Yabiladi.com: Le PJD première force politique du Maroc. Quels enseignements tirez-vous de votre victoire ?
Mustapha El Khalfi: Au-delà du nombre de sièges que nous avons obtenus, il est surtout important de signaler que le PJD a largement dépassé le million de voix. Ce qui constitue un succès et reflète la grande popularité du parti. Cela reflète aussi le choix des Marocains qui ont décidé de voter pour un parti qui va créer une nouvelle dynamique au niveau de la gestion des affaires publiques. Le PJD va lancer des réformes et sera un élément de stabilité pour le pays, dans ce contexte de printemps arabe.
Nous avons décidé d’emprunter la troisième voie, celle des réformes dans la stabilité. C’est une voie qui se situe entre la révolution et la continuité d’un système semi-autoritaire. Les Marocains ont choisi la révolution des urnes et non pas celle de la rue. Notre grand atout actuellement est la légitimité populaire que nous venons d’acquérir. Mais aussi la position de la monarchie, qui a clairement indiqué que le Maroc a besoin d’un gouvernement fort. Le Maroc a donc réussi le premier pas dans cette phase de transition.
Le PJD n’a pas eu la majorité pour gouverner seul. Vous êtes donc obligés de chercher des alliances. Mais certains partis que vous avez en face représentent le Maroc auquel la population a voulu tourner le dos. Le renouveau sera-t-il une réalité ?

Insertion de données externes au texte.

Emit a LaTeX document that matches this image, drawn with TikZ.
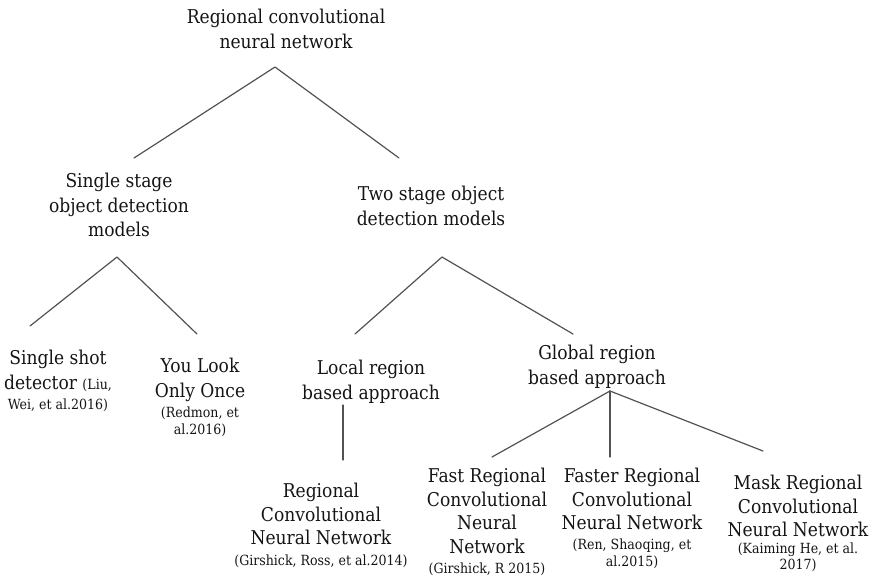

Nous étions conscients qu’il est impossible de gouverner sans coalition. Et ce, bien avant les élections, vu la configuration du cadre électoral. Ce qui est essentiel pour les Marocains, c’est le leadership du gouvernement. Il ne faut pas aussi oublier que ces partis là ont une certaine légitimité populaire.
Je pense pour ma part que le plus important est de voir si les membres du prochain gouvernement vont refléter l’ère du changement ou non. Et c’est cela le grand défi qui nous attend. Attendons d’abord la nomination du futur Chef du gouvernement. Les négociations nous donnerons un premier aperçu.
Il existerait pas mal de différences entre vous et vos futurs alliés. Vous attendez-vous à ce qu’ils vous mettent des bâtons dans les roues ?
C’est possible. Nous ne pouvons nier que certains vont essayer de pousser cette expérience à un échec total. Au sein du PJD, c’est une éventualité que nous avons pris en considération. Mais je pense qu’un système de gouvernance basé sur la transparence, sur la responsabilité, la clarification des tâches, la communication et sur une approche participative qui intègre tous les acteurs va aider notre parti à limiter l’impact négatif des obstacles attendus. Non seulement avec les alliés mais aussi avec l’opposition.
Mais à présent, il faut d’abord tourner la page et travailler sur un nouveau système de gouvernance qui va permettre de limiter les tensions.
Comment appréhendez-vous vos futures relations avec le Palais royal ?
Il y a un cadre constitutionnel que tout le monde doit respecter. Et je crois que la monarchie elle-même, et le roi en personne va soutenir la volonté du peuple marocain. Cela dit, le PJD est un parti royaliste, indépendant, et qui a dès le départ prévu cette cohabitation avec la monarchie. Car la monarchie est un élément fondamental pour l’unité, la stabilité et le développement du Maroc.
On parle souvent d’un gouvernement parallèle, à savoir l’entourage royal et les différentes institutions royales en face du gouvernement. A quelle cohabitation vous attendez-vous ?
Il est pour le moment prématuré de répondre à cette question. Je pense seulement qu’il y a un cadre constitutionnel qu’il faut respecter.
Au cas où vos relations avec le Palais ne fonctionnent pas normalement, quelle sera votre réaction ?
Vous savez, nous sommes dans un contexte de printemps arabe, avec ses obligations. Et le régime marocain a compris qu’il faut s’adapter. C'est-à-dire, prendre en considération les attentes du peuple. Notre chance au Maroc, est que la monarchie a su anticiper les choses et de façon volontariste. Nous espérons que ce climat va continuer. Nous ne nous attendons pas à des relations tendues avec le Palais…
Comment commentez-vous gérer le mouvement de contestation incarné par Al Adl Wal Ihsane et le Mouvement du 20 février ?
Les 45,4% de participation étaient attendus mais restent modeste. Donc il y a un problème politique réel. Il faut travailler pour réconcilier les Marocains avec la politique ainsi que les mouvements contestataires. Le PJD compte instaurer le dialogue avec ces mouvements pour les intégrer dans le processus de réformes.